Prime Pantry, which is only available to subscribers of its Prime delivery service, offers delivery of bulky items such as soft drinks, laundry products and crisps.  The service, which promises delivery within four days, comes with a flat $5.99 fee per Prime Pantry box, which can weigh up to 45lbs. It does not include fresh food.

Planet Retail global research director Natalie Berg said: “No move by Amazon is to be taken lightly; however, Prime Pantry is a long way from becoming the first port of call for online grocery shoppers. The biggest barriers, in our view, are the weight limitations and slow delivery.

“Forty-five pounds adds up very quickly: a Coke fridge pack, a bag of pet food and some laundry detergent would fill an entire box. Meanwhile, Prime members are unlikely to accept four day lead times, particularly when it comes to household essentials.”

However, Berg said she was “extremely confident” in Amazon’s ability to become a “credible grocery retailer”.

She said: “We are expecting the launch of a high-margin, quality-driven private label line to further support Amazon’s new venture, mirroring what has been done in other categories such as electronics. The continued roll-out of AmazonFresh combined with new technologies that make routine purchases easier will ultimately drive loyalty, further embedding the Amazon brand into shoppers’ everyday lives.”

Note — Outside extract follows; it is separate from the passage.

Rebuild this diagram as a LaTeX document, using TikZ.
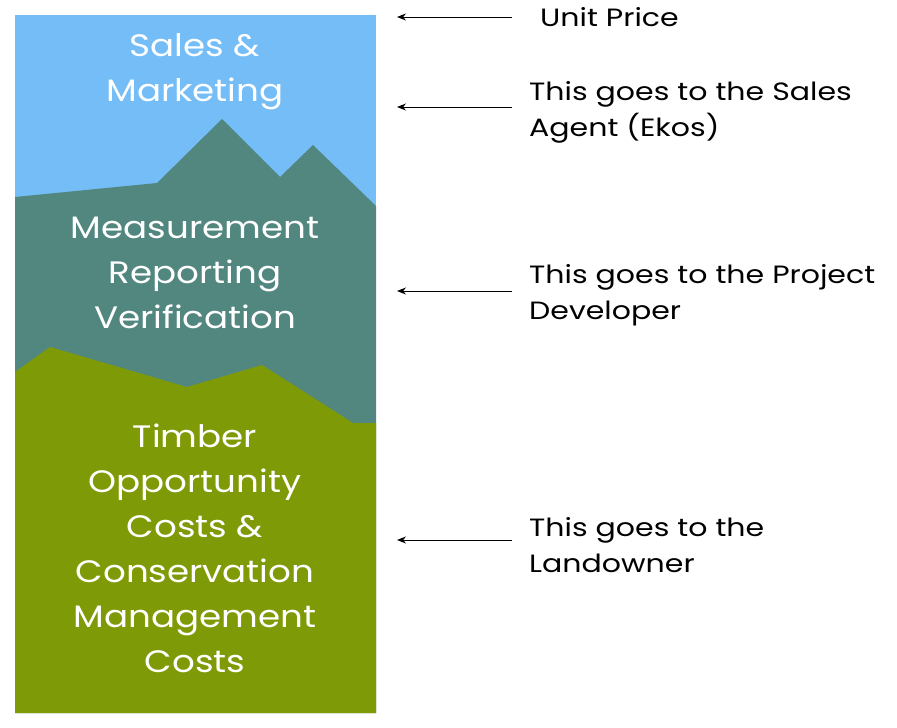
\documentclass[tikz,border=0pt]{standalone}
\usepackage{fontspec}
\setmainfont{Poppins}[FakeStretch=1.15]
\newfontfamily\notefont{Poppins}[FakeStretch=1.2]
\usetikzlibrary{arrows.meta}
\definecolor{sky}{HTML}{74BDF7}
\definecolor{teal2}{HTML}{52877F}
\definecolor{olive2}{HTML}{7F9A07}
\begin{document}
\begin{tikzpicture}[x=1pt,y=-1pt,
  lab/.style={text=white,font=\fontsize{31}{45}\selectfont,align=center,inner sep=0},
  note/.style={font=\notefont\fontsize{25}{36}\selectfont,align=left,anchor=west,inner sep=0},
  arr/.style={-{Stealth[length=9pt,width=7pt]},line width=1pt}]
\useasboundingbox (0,0) rectangle (897,728);
\fill[sky] (15,15) rectangle (376,713);
\fill[teal2] (15,197) -- (157,183) -- (222,119) -- (280,177) -- (313,145) -- (376,206) -- (376,713) -- (15,713) -- cycle;
\fill[olive2] (15,372) -- (50,347) -- (187,387) -- (262,365) -- (353,423) -- (376,423) -- (376,713) -- (15,713) -- cycle;
\node[lab] (sm) at (195,72) {Sales \&\\Marketing};
\node[lab] (mrv) at (195,273) {Measurement\\Reporting\\Verification};
\node[lab] (toc) at (195,548) {Timber\\Opportunity\\Costs \&\\Conservation\\Management\\Costs};
\coordinate (a1) at (512,17); \coordinate (b1) at (397,17);
\coordinate (a2) at (512,107); \coordinate (b2) at (397,107);
\coordinate (a3) at (512,291); \coordinate (b3) at (397,291);
\coordinate (a4) at (512,540); \coordinate (b4) at (397,540);
\draw[arr] (a1) -- (b1);
\draw[arr] (a2) -- (b2);
\draw[arr] (a3) -- (b3);
\draw[arr] (a4) -- (b4);
\node[note] (n1) at (540,17) {Unit Price};
\node[note] (n2) at (529,112) {This goes to the Sales\\Agent (Ekos)};
\node[note] (n3) at (529,295) {This goes to the Project\\Developer};
\node[note] (n4) at (529,545) {This goes to the\\Landowner};
\end{tikzpicture}
\end{document}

Meanwhile, Amazon’s global sales jumped 23% to £19.74bn in its first quarter to March 31. However operating profit dropped 19% to $146m.

Amazon chief executive Jeff Bezos said: We get our energy from inventing on behalf of customers, and 2014 is off to a kinetic start.”

The etailer expects to make a loss of between $55m and $455m next quarter, compared with a $79m profit in the second quarter of 2013.

In the UK over the quarter, Amazon launched its Prime Instant Video service, where Prime subscribers benefitted from unlimited TV and movie streaming as well as free one-day delivery.

Amazon also introduced its first stab at broadcasting original content on Prime Instant Video. It developed political satire Alpha House, which premiered in the UK in February and is producing comedy series Betas through Amazon Studios.

Other highlights throughout the quarter included the launch of Sunday delivery in a number of UK cities, and the debut of Amazon Student, a new initiative to help students save both money and time on shopping, with six months free one day delivery included.

Meanwhile, it also launched a home automation store on its UK site, which includes products to manage homes and lives remotely via smartphones or tablets, and a mens grooming store.